**What you are asked to do**: The data below should be restated word for word, with every picture omitted.

**Dataset section**:
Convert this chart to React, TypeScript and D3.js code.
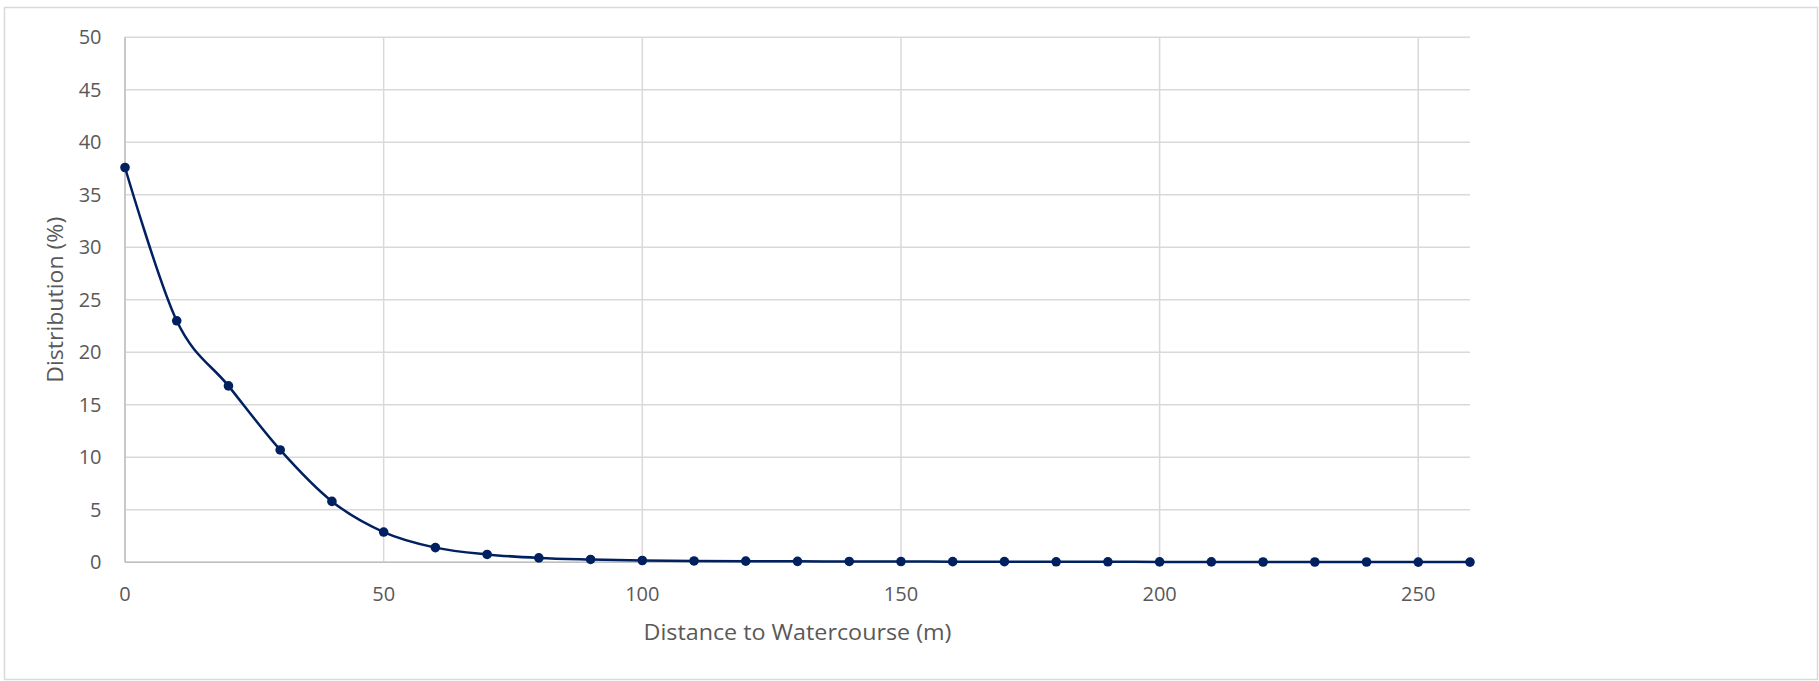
import React from "react";
import * as d3 from "d3";

const distances = [0, 10, 20, 30, 40, 50, 60, 70, 80, 90, 100, 110, 120, 130, 140, 150, 160, 170, 180, 190, 200, 210, 220, 230, 240, 250, 260];
const distribution = [37.6, 23.0, 16.8, 10.7, 5.8, 2.88, 1.4, 0.75, 0.42, 0.27, 0.17, 0.13, 0.11, 0.09, 0.08, 0.07, 0.06, 0.06, 0.05, 0.05, 0.04, 0.04, 0.03, 0.03, 0.03, 0.02, 0.02];
const xTicks = [0, 50, 100, 150, 200, 250];
const yTicks = [0, 5, 10, 15, 20, 25, 30, 35, 40, 45, 50];
const xTitle = "Distance to Watercourse (m)";
const yTitle = "Distribution (%)";

const W = 1819;
const H = 681;
const M = { left: 125, right: 1470, top: 37.3, bottom: 562.3 };
const FONT = "'Open Sans', 'Liberation Sans', Arial, sans-serif";
const TXT = "#595959";
const GRID = "#d9d9d9";
const LINE = "#002060";

export default function App() {
  const x = d3.scaleLinear().domain([0, 260]).range([M.left, M.right]);
  const y = d3.scaleLinear().domain([0, 50]).range([M.bottom, M.top]);
  const pts = distances.map((d, i) => [d, distribution[i]] as [number, number]);
  const line = d3
    .line<[number, number]>()
    .x((d) => x(d[0]))
    .y((d) => y(d[1]))
    .curve(d3.curveCardinal.tension(0));

  return (
    <svg width={W} height={H} style={{ position: "absolute", left: 0, top: 0, display: "block" }}>
      <rect x={0} y={0} width={W} height={H} fill="#fff" />
      <rect x={4.5} y={7.5} width={1813} height={672} fill="#fff" stroke={GRID} strokeWidth={1.5} />
      {yTicks.map((t) => (
        <line key={"gy" + t} x1={M.left} x2={M.right} y1={y(t)} y2={y(t)} stroke={GRID} strokeWidth={1.5} />
      ))}
      {xTicks.map((t) => (
        <line key={"gx" + t} x1={x(t)} x2={x(t)} y1={M.top} y2={M.bottom} stroke={GRID} strokeWidth={1.5} />
      ))}
      <line x1={M.left} x2={M.left} y1={M.top} y2={M.bottom} stroke="#bfbfbf" strokeWidth={1.5} />
      <line x1={M.left} x2={M.right} y1={M.bottom} y2={M.bottom} stroke="#bfbfbf" strokeWidth={1.5} />
      {yTicks.map((t) => (
        <text key={"ly" + t} x={101.5} y={y(t)} dy="0.35em" textAnchor="end" fontFamily={FONT} fontSize={20} fill={TXT}>
          {t}
        </text>
      ))}
      {xTicks.map((t) => (
        <text key={"lx" + t} x={x(t)} y={601} textAnchor="middle" fontFamily={FONT} fontSize={20} fill={TXT}>
          {t}
        </text>
      ))}
      <text
        x={(M.left + M.right) / 2}
        y={640}
        textAnchor="middle"
        fontFamily={FONT}
        fontSize={22}
        fill={TXT}
        textLength={308}
        lengthAdjust="spacingAndGlyphs"
      >
        {xTitle}
      </text>
      <text
        transform={`translate(63,${(M.top + M.bottom) / 2}) rotate(-90)`}
        textAnchor="middle"
        fontFamily={FONT}
        fontSize={22}
        fill={TXT}
        textLength={166}
        lengthAdjust="spacingAndGlyphs"
      >
        {yTitle}
      </text>
      <path d={line(pts) || ""} fill="none" stroke={LINE} strokeWidth={2.5} />
      {pts.map((p, i) => (
        <circle key={"p" + i} cx={x(p[0])} cy={y(p[1])} r={4.8} fill={LINE} />
      ))}
    </svg>
  );
}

**The response**:
Convert this chart to React, TypeScript and D3.js code.
import React from "react";
import * as d3 from "d3";

const distances = [0, 10, 20, 30, 40, 50, 60, 70, 80, 90, 100, 110, 120, 130, 140, 150, 160, 170, 180, 190, 200, 210, 220, 230, 240, 250, 260];
const distribution = [37.6, 23.0, 16.8, 10.7, 5.8, 2.88, 1.4, 0.75, 0.42, 0.27, 0.17, 0.13, 0.11, 0.09, 0.08, 0.07, 0.06, 0.06, 0.05, 0.05, 0.04, 0.04, 0.03, 0.03, 0.03, 0.02, 0.02];
const xTicks = [0, 50, 100, 150, 200, 250];
const yTicks = [0, 5, 10, 15, 20, 25, 30, 35, 40, 45, 50];
const xTitle = "Distance to Watercourse (m)";
const yTitle = "Distribution (%)";

const W = 1819;
const H = 681;
const M = { left: 125, right: 1470, top: 37.3, bottom: 562.3 };
const FONT = "'Open Sans', 'Liberation Sans', Arial, sans-serif";
const TXT = "#595959";
const GRID = "#d9d9d9";
const LINE = "#002060";

export default function App() {
  const x = d3.scaleLinear().domain([0, 260]).range([M.left, M.right]);
  const y = d3.scaleLinear().domain([0, 50]).range([M.bottom, M.top]);
  const pts = distances.map((d, i) => [d, distribution[i]] as [number, number]);
  const line = d3
    .line<[number, number]>()
    .x((d) => x(d[0]))
    .y((d) => y(d[1]))
    .curve(d3.curveCardinal.tension(0));

  return (
    <svg width={W} height={H} style={{ position: "absolute", left: 0, top: 0, display: "block" }}>
      <rect x={0} y={0} width={W} height={H} fill="#fff" />
      <rect x={4.5} y={7.5} width={1813} height={672} fill="#fff" stroke={GRID} strokeWidth={1.5} />
      {yTicks.map((t) => (
        <line key={"gy" + t} x1={M.left} x2={M.right} y1={y(t)} y2={y(t)} stroke={GRID} strokeWidth={1.5} />
      ))}
      {xTicks.map((t) => (
        <line key={"gx" + t} x1={x(t)} x2={x(t)} y1={M.top} y2={M.bottom} stroke={GRID} strokeWidth={1.5} />
      ))}
      <line x1={M.left} x2={M.left} y1={M.top} y2={M.bottom} stroke="#bfbfbf" strokeWidth={1.5} />
      <line x1={M.left} x2={M.right} y1={M.bottom} y2={M.bottom} stroke="#bfbfbf" strokeWidth={1.5} />
      {yTicks.map((t) => (
        <text key={"ly" + t} x={101.5} y={y(t)} dy="0.35em" textAnchor="end" fontFamily={FONT} fontSize={20} fill={TXT}>
          {t}
        </text>
      ))}
      {xTicks.map((t) => (
        <text key={"lx" + t} x={x(t)} y={601} textAnchor="middle" fontFamily={FONT} fontSize={20} fill={TXT}>
          {t}
        </text>
      ))}
      <text
        x={(M.left + M.right) / 2}
        y={640}
        textAnchor="middle"
        fontFamily={FONT}
        fontSize={22}
        fill={TXT}
        textLength={308}
        lengthAdjust="spacingAndGlyphs"
      >
        {xTitle}
      </text>
      <text
        transform={`translate(63,${(M.top + M.bottom) / 2}) rotate(-90)`}
        textAnchor="middle"
        fontFamily={FONT}
        fontSize={22}
        fill={TXT}
        textLength={166}
        lengthAdjust="spacingAndGlyphs"
      >
        {yTitle}
      </text>
      <path d={line(pts) || ""} fill="none" stroke={LINE} strokeWidth={2.5} />
      {pts.map((p, i) => (
        <circle key={"p" + i} cx={x(p[0])} cy={y(p[1])} r={4.8} fill={LINE} />
      ))}
    </svg>
  );
}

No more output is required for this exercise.